This week has been busy. I haven’t gone to bed a single night this week without feeling like I got less than half of my to-do list done. This might not seem so bad to others, since it’s only Tuesday, but it feels like it should be Thursday night, it’s been so busy. Today took a lot out of me, but luckily, I still feel like I have some energy. Sara and I met this morning to talk about our TYCA-PNW talk on Saturday, and then we met and talked with Chris Anderson about using blogs in his classes (one of which I took last summer). I also had an awesome chance to talk with Gerald Graff and Cathy Birkenstein at lunch, listen to a really engaging talk of theirs this afternoon, and partake in a discussion among the GTAs this evening with Graff and Birkenstein. To top all this exciting talking off, my philosophy class also had a great conversation about Frankfurt School Marxism today.
It’s hard to imagine that this much good talking could all happen in one day…
I was particularly moved by Sara and my conversation with Chris this morning. It was such a great way to start off the day, and I felt so excited for the way Chris talked about using blogging in the classes he teaches. He told us that he felt that conventional academic writing is often not very good, so he tries to break through that by attempting freewriting and student journals. However, journals became like busywork, and they were often sloppy, uninteresting, and cumbesome. However, blogs were able to replace journals, but were often more interesting, polished-looking, and public. Students were in what Chris calls a “mid-place,” a place in which they are thinking aloud in a public space.

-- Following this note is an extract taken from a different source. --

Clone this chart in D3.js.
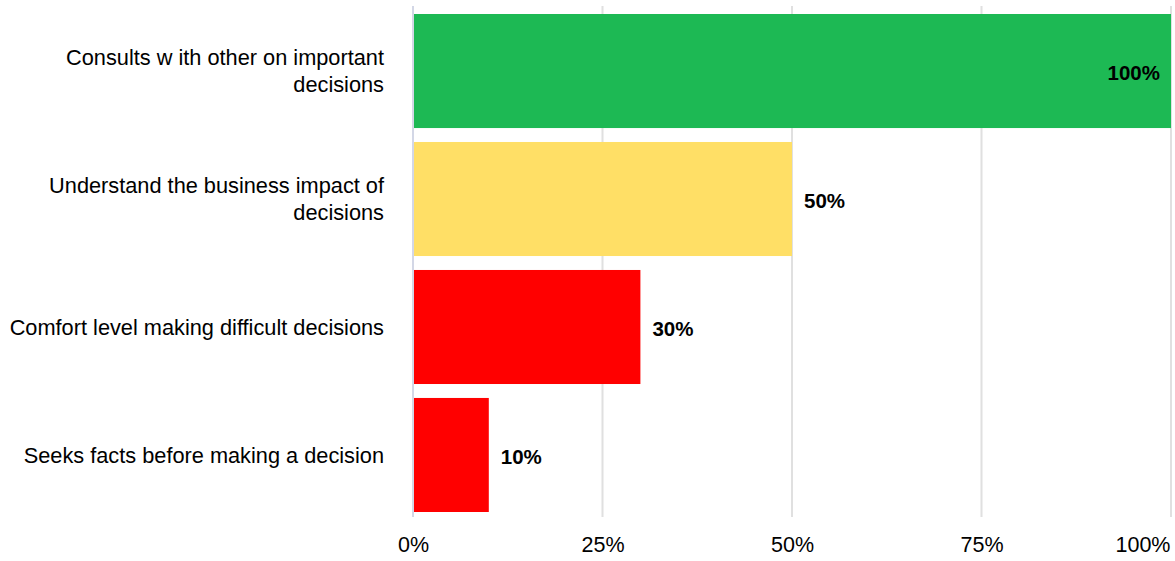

One thing that Chris mentioned today that I was really excited to hear was that he felt he would rather live with the problem of messiness (what if someone flames on the blog, particularly in the Bible as Lit class? what if control is “lost”?) in order to get to dialogue and openenss and good ideas. He notes that the blog is a chance to go home with what you freewrite or discuss in class and contemplate it outside of class.
Chris also said something really good about place or location, which I immediately connected to the theme of the TYCA-PNW conference this weekend, but it appears my notetaking wasn’t as good as I would like.
Overall a great day. The coffee shop I’m at closes in seven minutes; I have been going nearly non-stop since 6:15 a.m., when I woke up and immediatley opened up a book to read some Herbert Marcuse. I think I’m gonna go home and do more homework.
EDIT: Chris mentioned a Parker Palmer quote: “to teach is to create a space in which the community of truth is practiced” (90).